> **Data excerpt**:

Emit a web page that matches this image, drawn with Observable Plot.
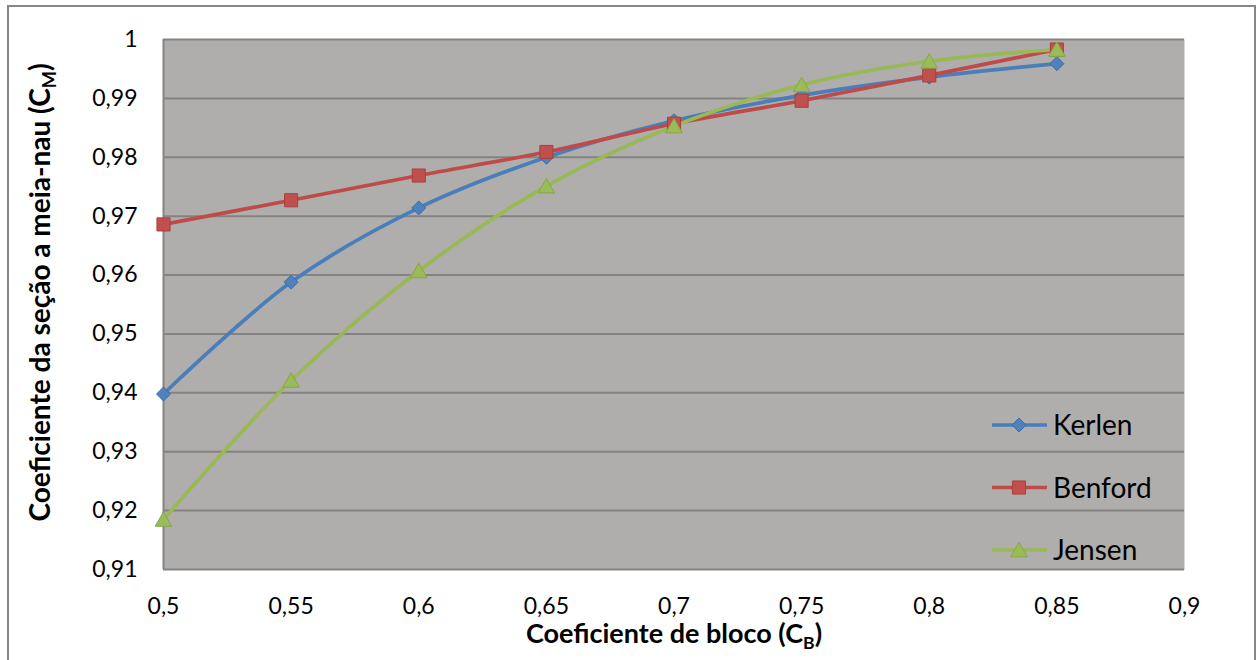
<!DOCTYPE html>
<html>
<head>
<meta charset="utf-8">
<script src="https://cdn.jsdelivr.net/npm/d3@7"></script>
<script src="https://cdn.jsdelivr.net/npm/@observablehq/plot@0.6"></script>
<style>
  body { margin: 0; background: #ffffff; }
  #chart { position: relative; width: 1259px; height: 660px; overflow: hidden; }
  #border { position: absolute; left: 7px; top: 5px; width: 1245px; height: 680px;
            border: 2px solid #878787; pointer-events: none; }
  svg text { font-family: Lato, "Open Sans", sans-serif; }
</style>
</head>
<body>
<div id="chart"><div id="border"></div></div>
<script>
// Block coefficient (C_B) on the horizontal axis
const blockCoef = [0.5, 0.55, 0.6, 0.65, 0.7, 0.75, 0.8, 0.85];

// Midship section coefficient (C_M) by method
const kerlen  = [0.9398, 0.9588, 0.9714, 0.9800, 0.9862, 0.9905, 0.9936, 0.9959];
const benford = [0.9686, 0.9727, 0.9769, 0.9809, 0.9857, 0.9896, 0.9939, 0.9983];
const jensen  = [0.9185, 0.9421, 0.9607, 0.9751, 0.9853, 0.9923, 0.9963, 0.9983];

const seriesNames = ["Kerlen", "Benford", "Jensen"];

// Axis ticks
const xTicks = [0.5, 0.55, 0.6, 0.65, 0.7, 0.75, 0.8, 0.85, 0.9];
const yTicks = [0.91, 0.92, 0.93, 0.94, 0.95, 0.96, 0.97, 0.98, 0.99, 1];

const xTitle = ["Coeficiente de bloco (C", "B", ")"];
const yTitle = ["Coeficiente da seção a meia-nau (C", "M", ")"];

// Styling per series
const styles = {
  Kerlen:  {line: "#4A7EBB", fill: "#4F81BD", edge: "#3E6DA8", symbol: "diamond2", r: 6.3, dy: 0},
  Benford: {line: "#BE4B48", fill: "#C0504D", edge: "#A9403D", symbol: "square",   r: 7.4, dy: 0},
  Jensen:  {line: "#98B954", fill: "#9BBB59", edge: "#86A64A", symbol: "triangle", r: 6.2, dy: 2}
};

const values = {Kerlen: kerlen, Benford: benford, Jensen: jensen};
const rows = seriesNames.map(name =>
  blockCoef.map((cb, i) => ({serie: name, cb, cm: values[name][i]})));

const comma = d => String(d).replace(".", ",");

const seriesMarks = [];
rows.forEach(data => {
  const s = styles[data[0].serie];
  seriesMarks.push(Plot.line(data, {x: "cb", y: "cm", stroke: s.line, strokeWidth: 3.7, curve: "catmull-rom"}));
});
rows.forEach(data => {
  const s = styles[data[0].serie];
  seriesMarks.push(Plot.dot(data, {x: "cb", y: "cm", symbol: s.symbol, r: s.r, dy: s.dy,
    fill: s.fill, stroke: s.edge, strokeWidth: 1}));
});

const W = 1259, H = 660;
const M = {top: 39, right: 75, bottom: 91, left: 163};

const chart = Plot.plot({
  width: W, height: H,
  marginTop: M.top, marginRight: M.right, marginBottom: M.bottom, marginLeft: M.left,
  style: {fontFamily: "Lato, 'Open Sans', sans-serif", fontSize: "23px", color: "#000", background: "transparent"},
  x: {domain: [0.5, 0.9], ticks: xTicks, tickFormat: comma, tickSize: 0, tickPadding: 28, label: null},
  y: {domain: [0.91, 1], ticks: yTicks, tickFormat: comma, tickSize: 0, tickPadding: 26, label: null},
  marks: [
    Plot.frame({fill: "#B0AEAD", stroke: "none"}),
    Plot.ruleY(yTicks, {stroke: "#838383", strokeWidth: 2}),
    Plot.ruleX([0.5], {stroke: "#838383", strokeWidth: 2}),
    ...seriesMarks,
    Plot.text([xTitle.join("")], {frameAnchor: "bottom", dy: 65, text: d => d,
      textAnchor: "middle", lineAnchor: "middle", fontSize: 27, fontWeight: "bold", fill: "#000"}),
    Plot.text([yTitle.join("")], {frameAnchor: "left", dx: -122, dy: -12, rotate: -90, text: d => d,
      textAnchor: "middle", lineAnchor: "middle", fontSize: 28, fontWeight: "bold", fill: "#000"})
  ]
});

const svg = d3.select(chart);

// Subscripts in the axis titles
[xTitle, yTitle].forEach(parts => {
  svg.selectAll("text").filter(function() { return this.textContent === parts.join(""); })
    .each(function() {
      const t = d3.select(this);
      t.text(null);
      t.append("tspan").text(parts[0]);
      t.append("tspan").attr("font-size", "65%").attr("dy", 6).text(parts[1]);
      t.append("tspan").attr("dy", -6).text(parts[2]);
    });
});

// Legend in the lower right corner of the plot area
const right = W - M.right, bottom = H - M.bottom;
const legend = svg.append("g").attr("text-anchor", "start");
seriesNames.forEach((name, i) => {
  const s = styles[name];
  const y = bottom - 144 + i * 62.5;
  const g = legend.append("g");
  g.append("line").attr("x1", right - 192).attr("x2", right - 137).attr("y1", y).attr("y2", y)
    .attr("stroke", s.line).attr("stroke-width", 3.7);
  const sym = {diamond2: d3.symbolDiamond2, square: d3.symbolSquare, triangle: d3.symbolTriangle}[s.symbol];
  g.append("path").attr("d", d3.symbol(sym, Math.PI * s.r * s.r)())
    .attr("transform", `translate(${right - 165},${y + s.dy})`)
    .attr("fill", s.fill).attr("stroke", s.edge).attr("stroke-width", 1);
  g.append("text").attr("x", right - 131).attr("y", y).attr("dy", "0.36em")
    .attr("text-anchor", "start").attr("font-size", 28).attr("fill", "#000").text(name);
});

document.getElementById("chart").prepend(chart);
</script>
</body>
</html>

> **What is needed**:
Give every line back word for word and leave the pictures out.

> **Complete response**:
Emit a web page that matches this image, drawn with Observable Plot.
<!DOCTYPE html>
<html>
<head>
<meta charset="utf-8">
<script src="https://cdn.jsdelivr.net/npm/d3@7"></script>
<script src="https://cdn.jsdelivr.net/npm/@observablehq/plot@0.6"></script>
<style>
  body { margin: 0; background: #ffffff; }
  #chart { position: relative; width: 1259px; height: 660px; overflow: hidden; }
  #border { position: absolute; left: 7px; top: 5px; width: 1245px; height: 680px;
            border: 2px solid #878787; pointer-events: none; }
  svg text { font-family: Lato, "Open Sans", sans-serif; }
</style>
</head>
<body>
<div id="chart"><div id="border"></div></div>
<script>
// Block coefficient (C_B) on the horizontal axis
const blockCoef = [0.5, 0.55, 0.6, 0.65, 0.7, 0.75, 0.8, 0.85];

// Midship section coefficient (C_M) by method
const kerlen  = [0.9398, 0.9588, 0.9714, 0.9800, 0.9862, 0.9905, 0.9936, 0.9959];
const benford = [0.9686, 0.9727, 0.9769, 0.9809, 0.9857, 0.9896, 0.9939, 0.9983];
const jensen  = [0.9185, 0.9421, 0.9607, 0.9751, 0.9853, 0.9923, 0.9963, 0.9983];

const seriesNames = ["Kerlen", "Benford", "Jensen"];

// Axis ticks
const xTicks = [0.5, 0.55, 0.6, 0.65, 0.7, 0.75, 0.8, 0.85, 0.9];
const yTicks = [0.91, 0.92, 0.93, 0.94, 0.95, 0.96, 0.97, 0.98, 0.99, 1];

const xTitle = ["Coeficiente de bloco (C", "B", ")"];
const yTitle = ["Coeficiente da seção a meia-nau (C", "M", ")"];

// Styling per series
const styles = {
  Kerlen:  {line: "#4A7EBB", fill: "#4F81BD", edge: "#3E6DA8", symbol: "diamond2", r: 6.3, dy: 0},
  Benford: {line: "#BE4B48", fill: "#C0504D", edge: "#A9403D", symbol: "square",   r: 7.4, dy: 0},
  Jensen:  {line: "#98B954", fill: "#9BBB59", edge: "#86A64A", symbol: "triangle", r: 6.2, dy: 2}
};

const values = {Kerlen: kerlen, Benford: benford, Jensen: jensen};
const rows = seriesNames.map(name =>
  blockCoef.map((cb, i) => ({serie: name, cb, cm: values[name][i]})));

const comma = d => String(d).replace(".", ",");

const seriesMarks = [];
rows.forEach(data => {
  const s = styles[data[0].serie];
  seriesMarks.push(Plot.line(data, {x: "cb", y: "cm", stroke: s.line, strokeWidth: 3.7, curve: "catmull-rom"}));
});
rows.forEach(data => {
  const s = styles[data[0].serie];
  seriesMarks.push(Plot.dot(data, {x: "cb", y: "cm", symbol: s.symbol, r: s.r, dy: s.dy,
    fill: s.fill, stroke: s.edge, strokeWidth: 1}));
});

const W = 1259, H = 660;
const M = {top: 39, right: 75, bottom: 91, left: 163};

const chart = Plot.plot({
  width: W, height: H,
  marginTop: M.top, marginRight: M.right, marginBottom: M.bottom, marginLeft: M.left,
  style: {fontFamily: "Lato, 'Open Sans', sans-serif", fontSize: "23px", color: "#000", background: "transparent"},
  x: {domain: [0.5, 0.9], ticks: xTicks, tickFormat: comma, tickSize: 0, tickPadding: 28, label: null},
  y: {domain: [0.91, 1], ticks: yTicks, tickFormat: comma, tickSize: 0, tickPadding: 26, label: null},
  marks: [
    Plot.frame({fill: "#B0AEAD", stroke: "none"}),
    Plot.ruleY(yTicks, {stroke: "#838383", strokeWidth: 2}),
    Plot.ruleX([0.5], {stroke: "#838383", strokeWidth: 2}),
    ...seriesMarks,
    Plot.text([xTitle.join("")], {frameAnchor: "bottom", dy: 65, text: d => d,
      textAnchor: "middle", lineAnchor: "middle", fontSize: 27, fontWeight: "bold", fill: "#000"}),
    Plot.text([yTitle.join("")], {frameAnchor: "left", dx: -122, dy: -12, rotate: -90, text: d => d,
      textAnchor: "middle", lineAnchor: "middle", fontSize: 28, fontWeight: "bold", fill: "#000"})
  ]
});

const svg = d3.select(chart);

// Subscripts in the axis titles
[xTitle, yTitle].forEach(parts => {
  svg.selectAll("text").filter(function() { return this.textContent === parts.join(""); })
    .each(function() {
      const t = d3.select(this);
      t.text(null);
      t.append("tspan").text(parts[0]);
      t.append("tspan").attr("font-size", "65%").attr("dy", 6).text(parts[1]);
      t.append("tspan").attr("dy", -6).text(parts[2]);
    });
});

// Legend in the lower right corner of the plot area
const right = W - M.right, bottom = H - M.bottom;
const legend = svg.append("g").attr("text-anchor", "start");
seriesNames.forEach((name, i) => {
  const s = styles[name];
  const y = bottom - 144 + i * 62.5;
  const g = legend.append("g");
  g.append("line").attr("x1", right - 192).attr("x2", right - 137).attr("y1", y).attr("y2", y)
    .attr("stroke", s.line).attr("stroke-width", 3.7);
  const sym = {diamond2: d3.symbolDiamond2, square: d3.symbolSquare, triangle: d3.symbolTriangle}[s.symbol];
  g.append("path").attr("d", d3.symbol(sym, Math.PI * s.r * s.r)())
    .attr("transform", `translate(${right - 165},${y + s.dy})`)
    .attr("fill", s.fill).attr("stroke", s.edge).attr("stroke-width", 1);
  g.append("text").attr("x", right - 131).attr("y", y).attr("dy", "0.36em")
    .attr("text-anchor", "start").attr("font-size", 28).attr("fill", "#000").text(name);
});

document.getElementById("chart").prepend(chart);
</script>
</body>
</html>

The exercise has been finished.